How do you make a film about Brian Eno? The self-styled non-musician and mischievous disrupter-producer would seem a fertile subject for cinematic exploration. This is the man, after all, who fed Roxy Music's art-rock through pioneering electronic effects, helped Bowie, Talking Heads and U2 to think outside the box, and pioneered ambient music in the '80s and self-generating music in the '90s. But as the director of Mojo's Music Film Of The Year points out, there were some major obstacles to securing his involvement in the project. "Brian told me he hates most music films and has no interest in getting nostalgic about his work," admits Gary Hustwit.
Hooking Eno would be a matter of technological seduction. Generative Al software evolved by Hustwit and Liverpudlian digital artist/coder Brendan Dawes allowed movie scenes to sequence randomly every time the film is played and echoed Eno's own chance-based creative processes. Different every time you watch it, the film's jump-cut collision of five decades of audio-visual Eno manifestations build into a rich and revealing portrait of the irrepressible seventy-six-year-old art music magus, all without the need for a word of contextual commentary.
"The film definitely has the potential to push cinema in some new directions," Hustwit reckons, "but it works because at the centre of everything is Brian, his ceaseless creativity and his endless curiosity."
A fifty-nine-year-old Californian, Hustwit has a background in '80s alternative rock, working for hardcore label SST before moving into film, helping facilitate a tranche of music documentaries through his Plexifilm company - not least Sam Jones's 2002 Wilco portrait I Am Trying To Break Your Heart. A parallel passion for design inspired his own directorial debut, 2007's Helvetica and also 2018's Rams, a portrait of German industrial designer Dieter Rams. Eno, a fan of Rams' work, provided the soundtrack.
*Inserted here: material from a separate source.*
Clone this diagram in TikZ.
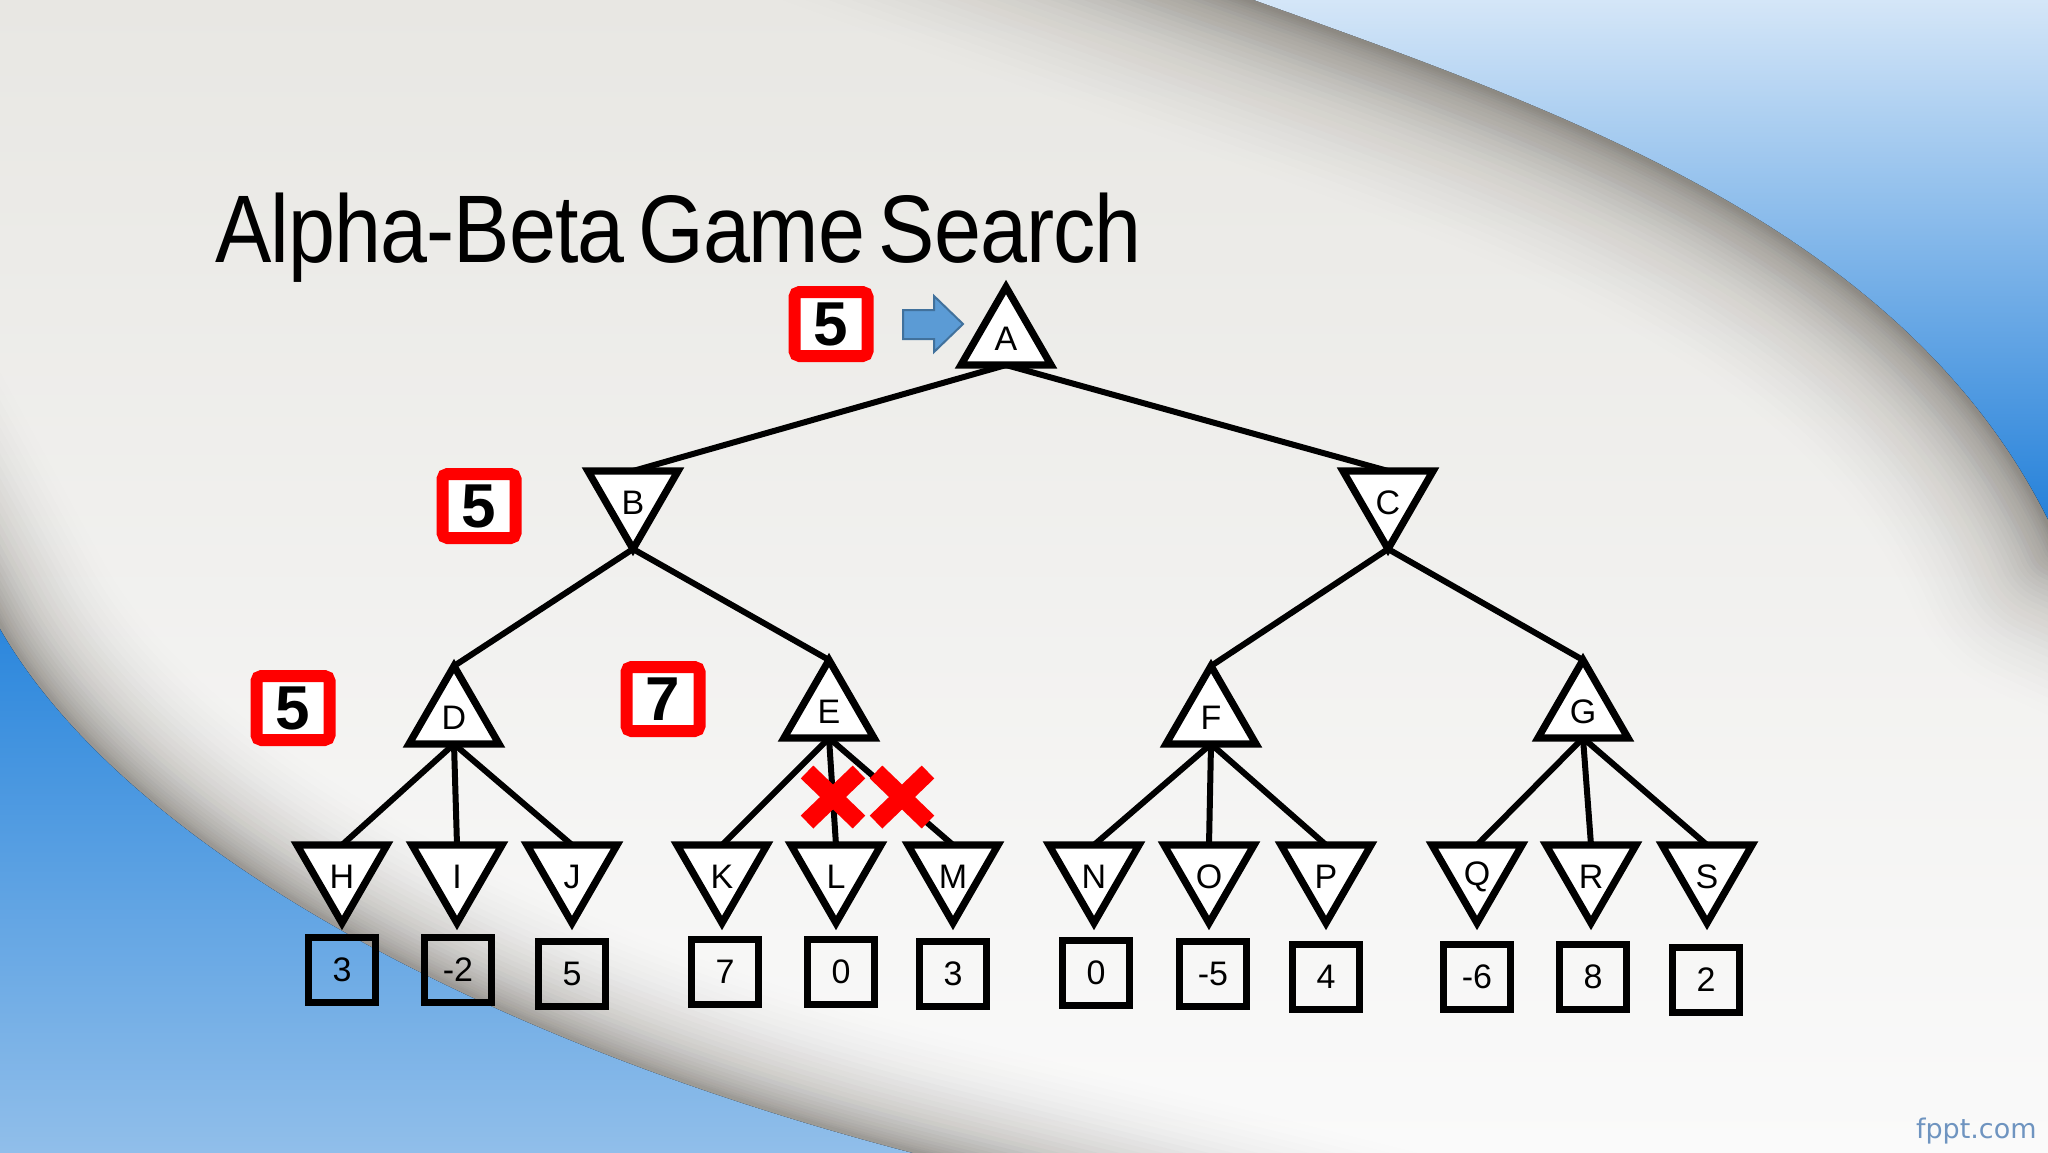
\documentclass[tikz,border=0pt]{standalone}
\usepackage{fontspec}
\setmainfont{Liberation Sans}
\newfontfamily\titlefont[FakeStretch=0.88,LetterSpace=-1.0,WordSpace=0.6]{Liberation Sans}
\newfontfamily\wmfont{DejaVu Sans}
\usetikzlibrary{shapes.geometric,shapes.misc}
\newcommand\dnlbl[1]{\raisebox{-3pt}[\height][\depth]{#1}}
\definecolor{redc}{RGB}{255,0,0}
\definecolor{arrowfill}{RGB}{91,155,213}
\definecolor{arrowdraw}{RGB}{65,113,156}
\definecolor{bgtop}{RGB}{232,231,227}
\definecolor{bgbot}{RGB}{250,250,250}
\definecolor{trA}{RGB}{214,231,248}
\definecolor{trB}{RGB}{160,202,241}
\definecolor{trC}{RGB}{28,124,216}
\definecolor{blA}{RGB}{42,134,220}
\definecolor{blB}{RGB}{146,191,234}
\definecolor{shadowc}{RGB}{95,90,82}
\definecolor{wmc}{RGB}{111,148,192}
\def\trcurve{(1240,-5) .. controls (1560,110) and (1920,230) .. (2060,545)}
\def\trshadow{(600,-235) -- (1240,-5) .. controls (1560,110) and (1920,230) .. (2060,545) -- (2400,700)}
\def\blcurve{(-5,620) .. controls (120,850) and (500,1050) .. (940,1160)}
\def\blshadow{(-255,160) -- (-5,620) .. controls (120,850) and (500,1050) .. (940,1160) -- (1740,1360)}
\begin{document}
\begin{tikzpicture}[x=0.5pt,y=-0.5pt,
  tri/.style={regular polygon, regular polygon sides=3, draw=black, fill=white,
    line width=3.6pt, minimum size=52pt, inner sep=0pt, outer sep=0pt,
    font=\fontsize{17}{17}\selectfont},
  maxn/.style={tri},
  minn/.style={tri, shape border rotate=180},
  vbox/.style={draw=black, line width=3.2pt, minimum width=33.5pt, minimum height=32.5pt,
    inner sep=0pt, font=\fontsize{17}{17}\selectfont},
  redbox/.style={draw=redc, line width=6pt, fill=white, minimum width=36.5pt,
    minimum height=32pt, rounded corners=2.5pt, inner sep=0pt,
    font=\fontsize{31}{31}\selectfont\bfseries},
  cut/.style={cross out, draw=redc, line width=9pt, minimum width=17pt,
    minimum height=16pt, inner sep=0pt},
  branch/.style={draw=black, line width=3pt}
]
\useasboundingbox (0,0) rectangle (2048,1152);
\clip (0,0) rectangle (2048,1152);
% background
\fill[top color=bgtop, bottom color=bgbot] (0,0) rectangle (2048,1152);
\foreach \i in {1,...,32} {
  \pgfmathsetmacro\lw{3+165*(\i/32)^1.6}
  \pgfmathsetmacro\op{0.052*(1-(\i-1)/32)}
  \draw[line width=\lw pt, shadowc, opacity=\op, line join=round] \trshadow;
}
\foreach \i in {1,...,26} {
  \pgfmathsetmacro\lw{3+120*(\i/26)^1.5}
  \pgfmathsetmacro\op{0.055*(1-(\i-1)/26)}
  \draw[line width=\lw pt, shadowc, opacity=\op, line join=round] \blshadow;
}
\fill[top color=trA, middle color=trB, bottom color=trC] \trcurve -- (2060,-5) -- cycle;
\fill[top color=blA, bottom color=blB] \blcurve -- (-5,1160) -- cycle;
\node[anchor=base east, inner sep=0pt, text=wmc, font=\wmfont\fontsize{13.5}{14}\selectfont] (wm) at (2037,1138) {fppt.com};

% title
\node[anchor=base west, inner sep=0pt] (title) at (215,262)
  {\titlefont\fontsize{48}{48}\selectfont Alpha-Beta Game Search};

% tree nodes
\node[maxn] (A) at (1006,339) {A};
\node[minn] (B) at (633,497) {\dnlbl{B}};
\node[minn] (C) at (1388,497) {\dnlbl{C}};
\node[maxn] (D) at (454,718) {D};
\node[maxn] (E) at (829,712) {E};
\node[maxn] (F) at (1211,718) {F};
\node[maxn] (G) at (1583,712) {G};
\node[minn] (H) at (342,871) {\dnlbl{H}};
\node[minn] (I) at (457,871) {\dnlbl{I}};
\node[minn] (J) at (572,871) {\dnlbl{J}};
\node[minn] (K) at (722,871) {\dnlbl{K}};
\node[minn] (L) at (836,871) {\dnlbl{L}};
\node[minn] (M) at (953,871) {\dnlbl{M}};
\node[minn] (N) at (1094,871) {\dnlbl{N}};
\node[minn] (O) at (1209,871) {\dnlbl{O}};
\node[minn] (P) at (1326,871) {\dnlbl{P}};
\node[minn] (Q) at (1477,871) {\dnlbl{Q}};
\node[minn] (R) at (1591,871) {\dnlbl{R}};
\node[minn] (S) at (1707,871) {\dnlbl{S}};

% leaf values
\node[vbox] (vH) at (342,970) {3};
\node[vbox] (vI) at (458,970) {-2};
\node[vbox] (vJ) at (572,974) {5};
\node[vbox] (vK) at (725,972) {7};
\node[vbox] (vL) at (841,972) {0};
\node[vbox] (vM) at (953,974) {3};
\node[vbox] (vN) at (1096,973) {0};
\node[vbox] (vO) at (1213,974) {-5};
\node[vbox] (vP) at (1326,977) {4};
\node[vbox] (vQ) at (1477,977) {-6};
\node[vbox] (vR) at (1593,977) {8};
\node[vbox] (vS) at (1706,980) {2};

% edges
\draw[branch] (A.south) -- (B.north);
\draw[branch] (A.south) -- (C.north);
\draw[branch] (B.south) -- (D.north);
\draw[branch] (B.south) -- (E.north);
\draw[branch] (C.south) -- (F.north);
\draw[branch] (C.south) -- (G.north);
\foreach \p/\a/\b/\c in {D/H/I/J, E/K/L/M, F/N/O/P, G/Q/R/S} {
  \draw[branch] (\p.south) -- (\a.north);
  \draw[branch] (\p.south) -- (\b.north);
  \draw[branch] (\p.south) -- (\c.north);
}

% alpha-beta values
\node[redbox] (rA) at (831,324) {5};
\node[redbox] (rB) at (479,506) {5};
\node[redbox] (rD) at (293,708) {5};
\node[redbox] (rE) at (663,699) {7};

% arrow to A
\draw[fill=arrowfill, draw=arrowdraw, line width=1pt]
  (903,310) -- (934,310) -- (934,296) -- (963,324) -- (934,352) -- (934,339) -- (903,339) -- cycle;

% pruned marks
\node[cut] (x1) at (833,797) {};
\node[cut] (x2) at (902,797) {};
\end{tikzpicture}
\end{document}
Raw footage from Rams reconfigured using Hustwit and Dawes' software was the bait which finally snared Eno. "I'm not sure Brian necessarily wanted the film to be about himself," Hustwit says, "but he definitely wanted to be involved in this first generative film experiment. Being the subject was the price he had to pay."
Eno ended up granting the director regular access to his studio regimen over a three-year period, as well as free rein over five hundred hours of footage in his personal archive.
"There was some amazing material, on every kind of format" Hustwit reveals, "although not everything was useable. There were hours of Brian's random video art experiments, some of which are great - we use it in the film - but there also be things like VHS tapes marked 'M.A.S.H. - last episode', which would prove to be just that until it suddenly cut to footage of Brian dancing madly in his kitchen, or a close-up of his cat."
Eno has pronounced himself pleased with the film and hopes other artists will find it inspiring. "I really don't like being 'mythic'," he told Variety. "I'd be much happier if people seeing or hearing my work thought, 'I could do that!'"
Hustwit believes that aspects of the film made Eno consider his past differently. "He definitely started thinking about the impact of certain songs from his childhood and how his artistic path has evolved. There are several unreleased pieces of music in the film's soundtrack, like the song All I Remember, which is very nostalgic, so maybe he's changed a bit."
In the immediate future, the film can only be viewed at one-off cinema and film festival screenings, but Hustwit is confident that, technical logistics notwithstanding, a domestic version will be available early next year, either via a bespoke platform or in partnership with one of the established streaming services. Meanwhile, Eno, the film, continues to shapeshift with each new screening.
"At heart, the movie still feels like a cinematic documentary, which is what I wanted," Hustwit reflects, "although we're now starting to understand the possibilities of this whole generative approach. More footage is being added even as the film is being shown around the world."
The artwork that's never truly finished? How Brian Eno is that?